I've nearly killed myself, multiple times, trying to find the perfect, flexible schema for storing many different types of objects with a wide variety of links between them in a relational database. But models such as EAV and things like polymorphic relationships just aren't true to relational databases.
After learning about NoSQL graph databases, I realized I had been trying to fit a square peg in a round hole. (I look forward to trying it out sometime but can't right now.) Looking for a fresh approach, I found myself asking a new question: Why am I not using my code to dynamically create this flexibility?
If you have n
different entities in n
different tables, why not let your code generate n(n+1)/2
"link" tables and the queries between them? Would this not result in a true graph in a normalized schema?

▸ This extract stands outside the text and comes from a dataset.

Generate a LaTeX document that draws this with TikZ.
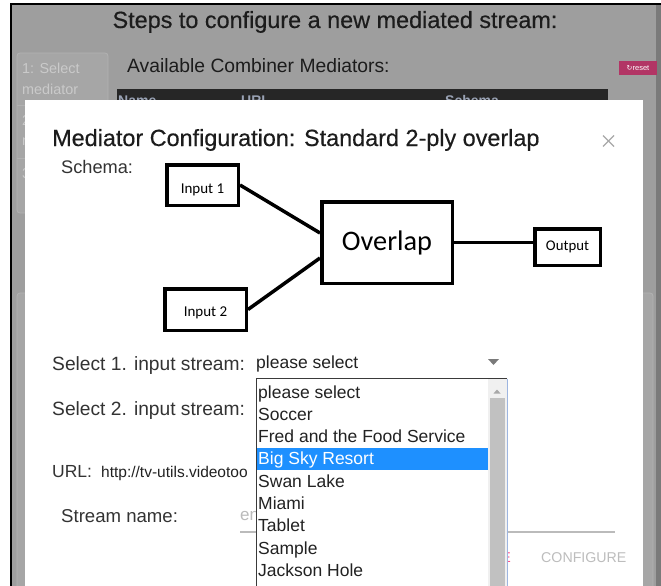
\documentclass[tikz,border=0pt]{standalone}
\usepackage{fontspec}
\setmainfont{Liberation Sans}
\newfontfamily\calib{Carlito}
\newfontfamily\djv{DejaVu Sans}
\newfontfamily\heavy[FakeBold=0.4]{Liberation Sans}
\usetikzlibrary{calc}
\definecolor{pagebg}{HTML}{9E9E9E}
\definecolor{panelbg}{HTML}{A6A6A6}
\definecolor{panelline}{HTML}{B2B2B2}
\definecolor{sidetext}{HTML}{CACACA}
\definecolor{headtxt}{HTML}{1C1C1C}
\definecolor{tablebar}{HTML}{262626}
\definecolor{tabletext}{HTML}{9AA3B5}
\definecolor{resetbg}{HTML}{B23565}
\definecolor{formtext}{HTML}{333333}
\definecolor{itemtext}{HTML}{222222}
\definecolor{hilite}{HTML}{1E90FF}
\definecolor{scrolltrack}{HTML}{F0F0F0}
\definecolor{scrollthumb}{HTML}{C1C1C1}
\definecolor{ddborder}{HTML}{3A3A3A}
\definecolor{ddblue}{HTML}{9DB5E0}
\definecolor{closegray}{HTML}{A8A8A8}
\definecolor{placeholder}{HTML}{BBBBBB}
\definecolor{pink}{HTML}{FF4F8B}
\definecolor{btngray}{HTML}{BDBDBD}
\definecolor{darkedge}{HTML}{7A7A7A}
\begin{document}
\begin{tikzpicture}[x=1pt,y=-1pt,
  txt/.style={inner sep=0pt, anchor=base west},
  lbl/.style={txt, text=formtext, font=\fontsize{19.2}{22}\selectfont},
  item/.style={txt, text=itemtext, font=\fontsize{17.5}{20}\selectfont},
  side/.style={txt, text=sidetext, font=\fontsize{14.4}{17}\selectfont},
  thead/.style={txt, text=tabletext, font=\bfseries\fontsize{14}{16}\selectfont},
  dbox/.style={draw=black, line width=3.5pt, inner sep=0pt, font=\calib},
  link/.style={draw=black, line width=3.5pt},
]
\useasboundingbox (0,0) rectangle (661,586);
\begin{scope}
\clip (0,0) rectangle (661,586);
% page background and frame
\fill[white] (0,0) rectangle (661,586);
\fill[pagebg] (11,4) rectangle (661,586);
\fill[darkedge] (656,4) rectangle (661,586);
\draw[black, line width=2pt] (11,600) -- (11,4) -- (661,4);
% page title
\node[txt, anchor=base, text=headtxt, font=\heavy\fontsize{23.4}{28}\selectfont] (title) at (335,28) {Steps to configure a new mediated stream:};
% side panel
\draw[panelline, fill=panelbg, rounded corners=3pt, line width=0.8pt] (17,53) rectangle (108,213);
\draw[panelline, line width=0.8pt] (17,105) -- (108,105);
\draw[panelline, line width=0.8pt] (17,158) -- (108,158);
\node[side] (s1a) at (22,74) {1: Select};
\node[side] (s1b) at (22,94) {mediator};
\node[side] (s2a) at (22,125) {2:};
\node[side] (s2b) at (22,145) {n};
\node[side] (s3a) at (22,178) {3:};
% lower panel behind modal
\draw[panelline, fill=panelbg, rounded corners=3pt, line width=0.8pt] (17,293) rectangle (653,620);
% available mediators
\node[txt, text=headtxt, font=\fontsize{19.3}{23}\selectfont] (avail) at (127,73) {Available Combiner Mediators:};
\node[fill=resetbg, inner sep=0pt, minimum width=38pt, minimum height=14pt, text=white, font=\fontsize{7.5}{8}\selectfont] (reset) at (638,68) {{\djv\fontsize{7}{8}\selectfont ↻}reset};
\fill[tablebar] (117,89) rectangle (608,110);
\node[thead] (hname) at (118,105) {Name};
\node[thead] (hurl) at (241,105) {URL};
\node[thead] (hschema) at (445,105) {Schema};
% modal
\fill[white] (25,100) rectangle (643,620);
\node[txt, text=headtxt, font=\heavy\fontsize{23.4}{28}\selectfont] (mtitle) at (52,146) {Mediator Configuration: Standard 2-ply overlap};
\coordinate (xc) at (608.5,141);
\draw[closegray, line width=1.2pt] ($(xc)+(-5.5,-5.5)$) -- ($(xc)+(5.5,5.5)$);
\draw[closegray, line width=1.2pt] ($(xc)+(-5.5,5.5)$) -- ($(xc)+(5.5,-5.5)$);
\node[txt, text=formtext, font=\fontsize{18.2}{21}\selectfont] (schema) at (61,173) {Schema:};
% schema diagram
\node[dbox, minimum width=71.5pt, minimum height=40.5pt, text height=17.6pt, text depth=0pt, font=\calib\fontsize{15}{17}\selectfont] (in1) at (202.5,185) {Input 1};
\node[dbox, minimum width=81.5pt, minimum height=41.5pt, text height=14.6pt, text depth=0pt, font=\calib\fontsize{15}{17}\selectfont] (in2) at (205.5,309.5) {Input 2};
\node[dbox, minimum width=130.5pt, minimum height=81.5pt, font=\calib\fontsize{28.3}{32}\selectfont] (ov) at (387,242.5) {Overlap};
\node[dbox, minimum width=65.5pt, minimum height=36.5pt, font=\calib\fontsize{14.8}{17}\selectfont] (out) at (567.5,247) {Output};
\draw[link] (in1.east) -- ([yshift=9.5pt]ov.west);
\draw[link] (in2.east) -- ([yshift=-15.5pt]ov.west);
\draw[link] (ov.east) -- (ov.east -| out.west);
% form
\node[lbl] (sel1) at (52,370) {Select 1. input stream:};
\node[item, text=itemtext] (sel1v) at (256,368) {please select};
\fill[darkedge] (488,359) -- (499,359) -- (493.5,365) -- cycle;
\node[lbl] (sel2) at (52,415) {Select 2. input stream:};
\node[lbl, font=\fontsize{17.5}{21}\selectfont] (url) at (52,477) {URL:};
\node[txt, text=itemtext, font=\fontsize{15.5}{18}\selectfont] (urlv) at (101,477) {http://tv-utils.videotoo};
\node[lbl, font=\fontsize{18.6}{22}\selectfont] (sname) at (61,522) {Stream name:};
\node[txt, text=placeholder, font=\fontsize{17}{20}\selectfont] (ph) at (240,520) {en};
\draw[placeholder, line width=1.3pt] (240,532) -- (615,532);
\node[txt, anchor=base east, text=pink, font=\fontsize{14.2}{17}\selectfont] (closebtn) at (511,562) {CLOSE};
\node[txt, text=btngray, font=\fontsize{14.2}{17}\selectfont] (conf) at (541,562) {CONFIGURE};
% dropdown list
\fill[white] (256,378.5) rectangle (507,620);
\fill[scrolltrack] (488,379) rectangle (506.5,620);
\fill[scrollthumb] (489.5,398) rectangle (505,620);
\fill[closegray] (493.5,393.5) -- (500.5,393.5) -- (497,389.5) -- cycle;
\fill[hilite] (257,447.5) rectangle (487.5,469.5);
\draw[ddborder, line width=1pt] (256.5,620) -- (256.5,378.5) -- (507,378.5);
\draw[ddblue, line width=1pt] (507,378.5) -- (507,620);
\node[item] (it0) at (258,398) {please select};
\node[item] (it1) at (258,420.3) {Soccer};
\node[item] (it2) at (258,442.6) {Fred and the Food Service};
\node[item, text=white] (it3) at (258,464.9) {Big Sky Resort};
\node[item] (it4) at (258,487.2) {Swan Lake};
\node[item] (it5) at (258,509.5) {Miami};
\node[item] (it6) at (258,531.8) {Tablet};
\node[item] (it7) at (258,554.1) {Sample};
\node[item] (it8) at (258,576.4) {Jackson Hole};
\end{scope}
\end{tikzpicture}
\end{document}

I'm sure this has been done before, but I've never seen it. What am I missing?
Edit:
Examples of application:
- Storing printed works and their bibliographic data (there could be many fields which might link not only to strings but whole objects). In the library world, there are no simple (and relational) schemas which can store data "losslessly" without extremely complex, manual schemas.
- Keeping track of physical objects, including owner, maintainer, customer, etc. as well as all relevant properties for each specific type of object (which can vary wildly). These objects have many relationships, of different types, amongst themselves.
Edit 2:
Piet asks, "What problem are you trying to solve?"
Andrew says, "I would hate to be the guy who has to understand or maintain it after it's gone into production."
Perhaps I should clarify:
The problem is that maintaining a schema which constantly grows (or simply needs to be large to fully describe your data) is nearly impossible. Why are we doing this manual and predictable task of creating tables for links (or "edges", in the graph context)?
Does the fact that we traditionally do this by hand limit their complexity and power?
In a highly interlinked database, there will always be exponentially more edges than vertices. Why not focus on creating proper, normalized verticles (tables) and let our code maintain the edges?